Oleh sebab itu, visi dan misi utama terlahir menjadi manusia adalah menyadari akan musuh yang berada di dalam diri, dan berusaha mengatasinya, sebab musuh ini tidak akan dapat dibunuh dengan senapan, bom dan sejenisnya. Justru, musuh ini akan dapat menghancurkan kita dan membakar diri kita dengan mudah bagaikan tumpukan jerami yang terbakar oleh api.
Hari suci Tumpek Kandang inilah dapat dijadikan momentum untuk manusia dapat membangkitkan kesadaran akan bahaya yang ditimbulkan oleh sifat Asuri, dan berusaha mengeliminir sifat hewani (Asuri) dalam diri, sehingga sifat Suri (Dewata) dapat muncul dalam diri. Seringnya sifat Suri atau Daiwi memancar dari dalam, maka hati akan selalu memantulkan energi cinta kasih murni, dan sifat hewani atau Asuri akan dapat diatasi. Musuh tersebut hanya dapat dihancurkan dengan senjata cinta kasih murni, demikian juga tidak ada yang tidak dapat ditundukkan di dunia oleh kemauan yang diilhami oleh kasih murni. Mempersembahkan sifat hewani (Asuri ) pada kaki padma Tuhan adalah yajna yang utama, dan dapat dimunculkan pada saat hari suci Tumpek Kandang, sehingga energi cinta kasih universal dapat tumbuh dalam diri, sehingga dapat menginspirasi manusia untuk dapat harmoni dalam cinta kasih. Cinta kasih tidak dalam artian sempit yang identik dengan cemburu, marah, curiga dan sejenisnya, akan tetapi mengutip pernyataan Rsi Narada dalam Narada Bhakti Sutra, cinta kasih murni adalah cinta yang tidak bersyarat dan tidak terbatas.

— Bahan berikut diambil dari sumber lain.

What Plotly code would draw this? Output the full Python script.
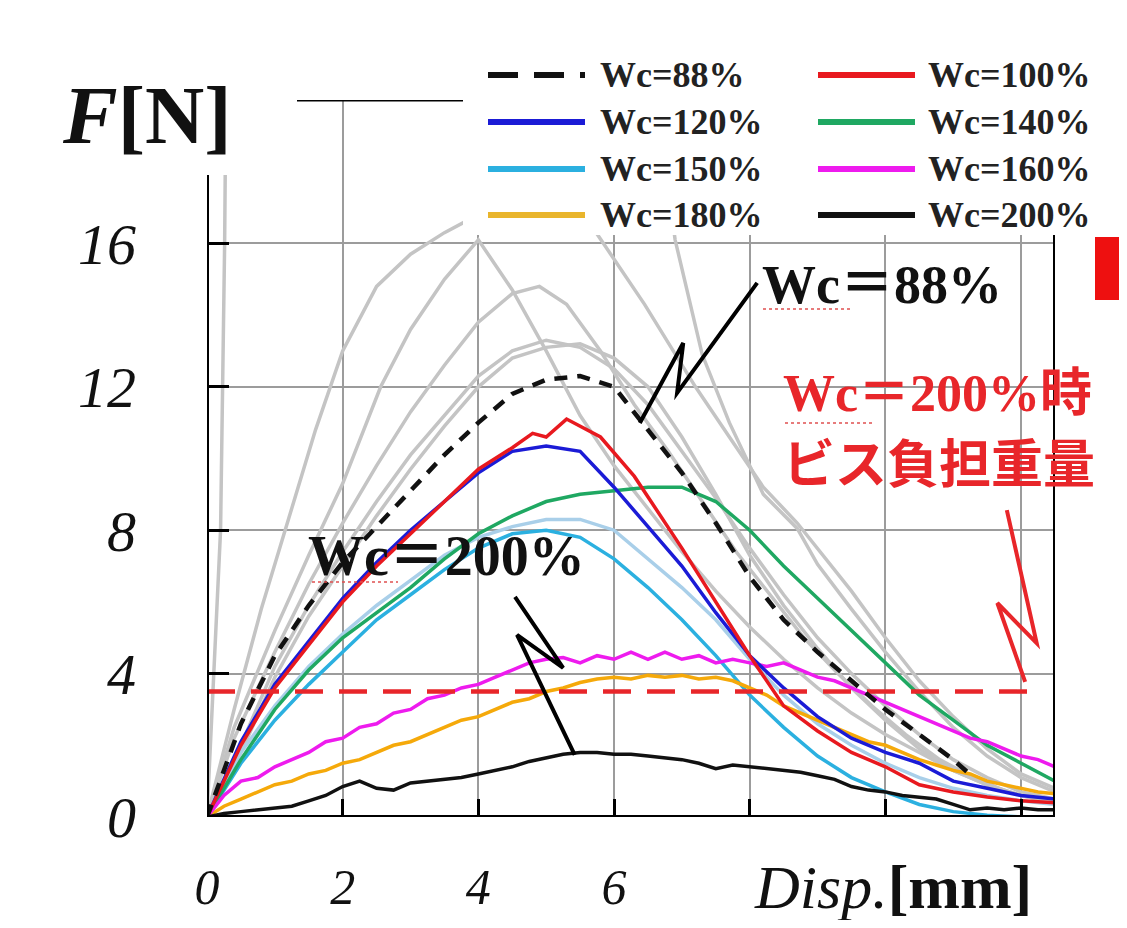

Sifat Asuri tidak dapat kita melakukan penafikan atas keberadaanya dalam diri, dan sifat ini sangat kuat mencengkram, sehingga Yang Sejati lupa akan keberadaannya. Akan tetapi sifat Daivi Sampat adalah anugrah Tuhan sebagai alat yang seharusnya digunakan untuk mengatasi sifat keraksasaan (Asuri). Adalah kebodohan jika selamanya manusia dikendalikan oleh sifat Asura yang akan berimplikasi pada penderitaan. Sisi spiritual yang dimunculkan melalui perayaan hari suci Tumpek Kandang inilah hendaknya dimunculkan kembali, agar trasformasi spirit Asuri menuju Daivi dapat terwujud. Demikian juga, sudah seharusnya umat Hindu dapat menumbuhkan semangat untuk memaknai setiap event suci, agar umat Hindu tidak selalu berada pada zona nyaman dan kesenangan akibat dari pengaruh sifat Asuri. Tolong diingat dan direnungkan, Vedanta telah memberitahukan bahwa jalan kesenangan (preya) tidak akan membawa manusia pada akhir, sebab kesenangan hanya semu dan tidak abadi.